やっぱり、着ているものも、匂いも、相手の目があることを意識するからこそ「ちゃんとしよう」と思うし、それに対応した商品もできる。これ(フレグランショット)だって、そういう気持ちがなければつけないでしょうね。素でいることが大切でも、やっぱり相手を不愉快にさせない気配りは大事だと思います。

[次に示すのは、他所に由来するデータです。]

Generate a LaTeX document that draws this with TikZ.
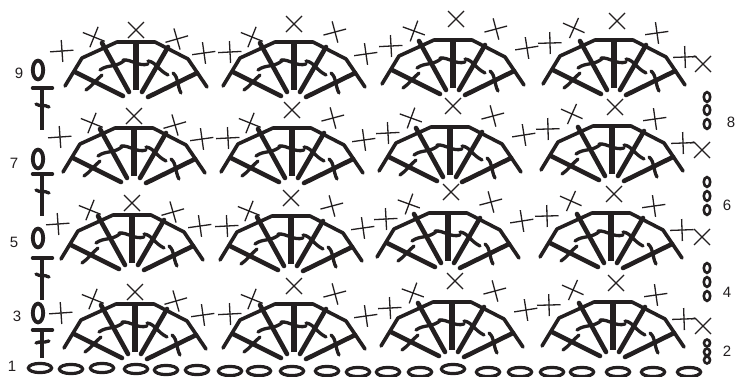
\documentclass[tikz,border=0pt]{standalone}
\usepackage{fontspec}
\setmainfont{Liberation Sans}
\definecolor{ink}{HTML}{231F20}
\tikzset{
  thinmark/.style={draw=ink,line width=1.3pt,line cap=butt},
  rim/.style={draw=ink,line width=3.6pt,line cap=round,line join=round},
  spoke/.style={draw=ink,line width=4.6pt,line cap=round},
  post/.style={draw=ink,line width=5.2pt,line cap=butt},
  tick/.style={draw=ink,line width=3.3pt,line cap=round},
  lab/.style={text=ink,font=\fontsize{15}{15}\selectfont,inner sep=0pt},
  bigzero/.style={draw=ink,line width=3.8pt},
  smallzero/.style={draw=ink,line width=2.6pt},
  chainlink/.style={draw=ink,line width=3.2pt},
  stem/.style={draw=ink,line width=3.4pt,line cap=round},
}
\newcommand{\plusmark}[3]{\begin{scope}[shift={(#1,#2)},rotate=#3]
  \draw[thinmark] (-12,0) -- (11.5,0);
  \draw[thinmark] (0,-11) -- (0,11);
\end{scope}}
\newcommand{\xmark}[2]{\begin{scope}[shift={(#1,#2)}]
  \draw[thinmark] (-8,-8) -- (8,8);
  \draw[thinmark] (8,-8) -- (-8,8);
\end{scope}}
\newcommand{\fanshape}{%
  \draw[rim] (-71,44) -- (-54,16) -- (-19,0) -- (19,0) -- (52,17) -- (71,45);
  \draw[post] (0,0) -- (0,48);
  \draw[spoke] (-34,1) -- (-7,50);
  \draw[spoke] (32,5) -- (6,50);
  \draw[spoke] (-61,30) -- (-13,54);
  \draw[spoke] (61,31) -- (12,55);
  \draw[tick] (-36,28) .. controls (-28,22) and (-20,26) .. (-11,18);
  \draw[tick] (-13,18) .. controls (-5,17) and (3,25) .. (12,22);
  \draw[tick] (12,19) .. controls (20,20) and (22,28) .. (32,33);
  \draw[tick] (-50,48) .. controls (-44,44) and (-40,38) .. (-34,33);
  \draw[tick] (37,31) .. controls (43,36) and (41,44) .. (45,51);
}
\newcommand{\stemmark}[4]{% bar y, end y, tick y, tick slope
  \draw[stem] (32.5,#1) -- (52.5,#1);
  \draw[post,line width=3.8pt] (42,#1) -- (42,#2);
  \draw[tick] (36,#3) .. controls (40,{#3+#4}) and (44,#3) .. (49,{#3+#4});
}
\begin{document}
\begin{tikzpicture}[x=1pt,y=-1pt]
\useasboundingbox (0,0) rectangle (735,376);
\fill[white] (0,0) rectangle (735,376);
% fans, column 1
\foreach \cx/\cy in {136/42,134/128,132/215,135/304}{
  \begin{scope}[shift={(\cx,\cy)}]
    \fanshape
    \xmark{0}{-12}
    \plusmark{-74}{9}{4}
    \plusmark{-42}{-5}{-22}
    \plusmark{41}{-3}{16}
    \plusmark{68}{11}{8}
  \end{scope}
}
% column 2
\foreach \cx/\cy in {294/42,292/128,291/216,294/304}{
  \begin{scope}[shift={(\cx,\cy)}]
    \fanshape
    \xmark{0}{-18}
    \plusmark{-64}{10}{3}
    \plusmark{-42}{-5}{-22}
    \plusmark{41}{-10}{15}
    \plusmark{72}{12}{8}
  \end{scope}
}
% column 3
\foreach \cx/\cy in {453/40,450/127,448/213,452/302}{
  \begin{scope}[shift={(\cx,\cy)}]
    \fanshape
    \xmark{3}{-21}
    \plusmark{-62}{6}{3}
    \plusmark{-39}{-9}{-20}
    \plusmark{43}{-11}{15}
    \plusmark{74}{8}{9}
  \end{scope}
}
% column 4
\foreach \cx/\cy in {614/40,612/126,611/213,613/302}{
  \begin{scope}[shift={(\cx,\cy)}]
    \fanshape
    \xmark{3}{-19}
    \plusmark{-64}{3}{1.5}
    \plusmark{-40}{-12}{-24}
    \plusmark{43}{-7}{8}
    \plusmark{71}{17}{2}
  \end{scope}
}
% right crosses with their joins
\xmark{703}{64}
\xmark{702}{150}
\xmark{702}{237}
\xmark{703}{326}
\draw[thinmark] (692,57) -- (695,56);
\draw[thinmark] (690,143) -- (694,142);
\draw[thinmark] (691,319) -- (695,318);
% left column ovals
\foreach \zy in {70,159,238,313}{
  \draw[bigzero] (38,\zy) ellipse [x radius=5.2,y radius=9.4];
}
% left column stems
\stemmark{88}{130}{104}{3}
\stemmark{174}{216}{190}{3}
\stemmark{258}{300}{274}{3}
\stemmark{330}{358}{343}{-2}
% right column small ovals
\foreach \zy in {97,110,124,182,196,210,268,282,296}{
  \draw[smallzero] (707,\zy) ellipse [x radius=3.2,y radius=4.9];
}
\foreach \zy in {343,352,360}{
  \draw[smallzero] (707,\zy) ellipse [x radius=3,y radius=3.5];
}
% base chain
\foreach \lx/\ly in {40/368,71/369,102/368,136/369,166/370,197/370,230/371,259/371,292/371,327/371,358/372,388/372,420/372,453/369,488/372,520/372,552/372,582/372,618/372,653/372,689/372}{
  \draw[chainlink] (\lx,\ly) ellipse [x radius=11.6,y radius=4.6];
}
% labels
\node[lab] (n9) at (19,73) {9};
\node[lab] (n7) at (14,163) {7};
\node[lab] (n5) at (14,242) {5};
\node[lab] (n3) at (17,316) {3};
\node[lab] (n1) at (12,366) {1};
\node[lab] (n8) at (731,122) {8};
\node[lab] (n6) at (727,205) {6};
\node[lab] (n4) at (727,292) {4};
\node[lab] (n2) at (727,351) {2};
\end{tikzpicture}
\end{document}
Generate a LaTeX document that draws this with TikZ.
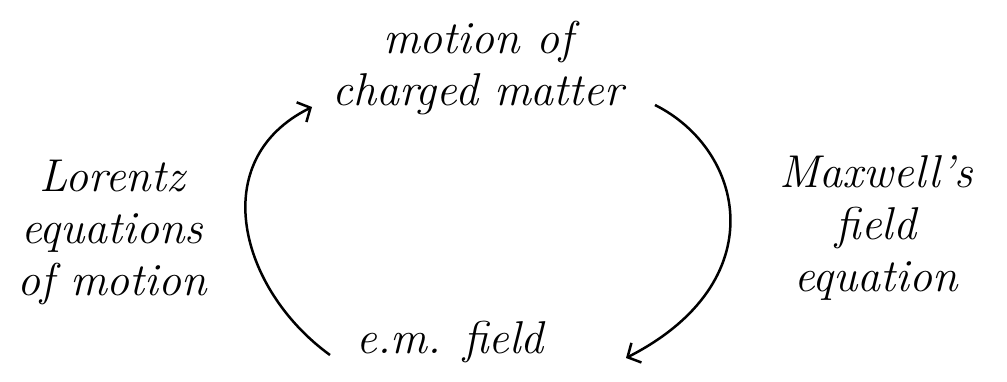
\documentclass[tikz,border=0pt]{standalone}
\usetikzlibrary{arrows.meta}
\begin{document}
\begin{tikzpicture}[x=1pt,y=-1pt,
  hand/.style={font=\fontsize{46}{52}\selectfont\itshape, align=center, inner sep=0pt},
  loop/.style={line width=2.5pt, -{Straight Barb[length=10pt,width=22pt,line width=2.5pt]}}]
\useasboundingbox (0,0) rectangle (1007,382);
\node[hand] (top) at (478,68) {motion of\\ charged matter};
\node[hand] (lor) at (112,232) {Lorentz\\ equations\\ of motion};
\node[hand] (max) at (876,228) {Maxwell's\\ field\\ equation};
\node[hand] (em) at (450,342) {e.m. field};
\coordinate (l0) at (330,355);
\coordinate (l1) at (312,107);
\coordinate (r0) at (655,105);
\coordinate (r1) at (626,358);
\draw[loop] (l0) .. controls (240,290) and (205,160) .. (l1);
\draw[loop] (r0) .. controls (745,150) and (775,282) .. (r1);
\end{tikzpicture}
\end{document}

――飾ることをやめて「素」でいることを選んだ原田さん。でもその「素」は、人を不愉快にさせないものでなければならない、その気配りこそが原田さんの人気の高さにつながっているのかもしれません。

プロフィール:原田龍二(はらだ・りゅうじ)
1970年生まれ。東京都出身。1990年「ジュノン・スーパーボーイ・コンテスト」準グランプリ受賞をきっかけに芸能界へ。92年ドラマ「キライじゃないぜ」でデビュー。「水戸黄門」5代目助さんや「相棒」陣川刑事役などで幅広い年齢層から支持を集める。俳優の傍ら、温泉俳優、全裸俳優として温泉めぐりの番組に出たり写真集を出したりもして注目を集める。さらに「ミステリーチェイサー」としての一面も持ち、UMAに造詣が深い。「世界のなんだコレ?ミステリー」では、数年に渡り座敷わらしを探しに全国を旅した。「5時に夢中!」(TOKYO MX)金曜MC、「DAYS」(ニッポン放送)水曜パーソナリティーを担当。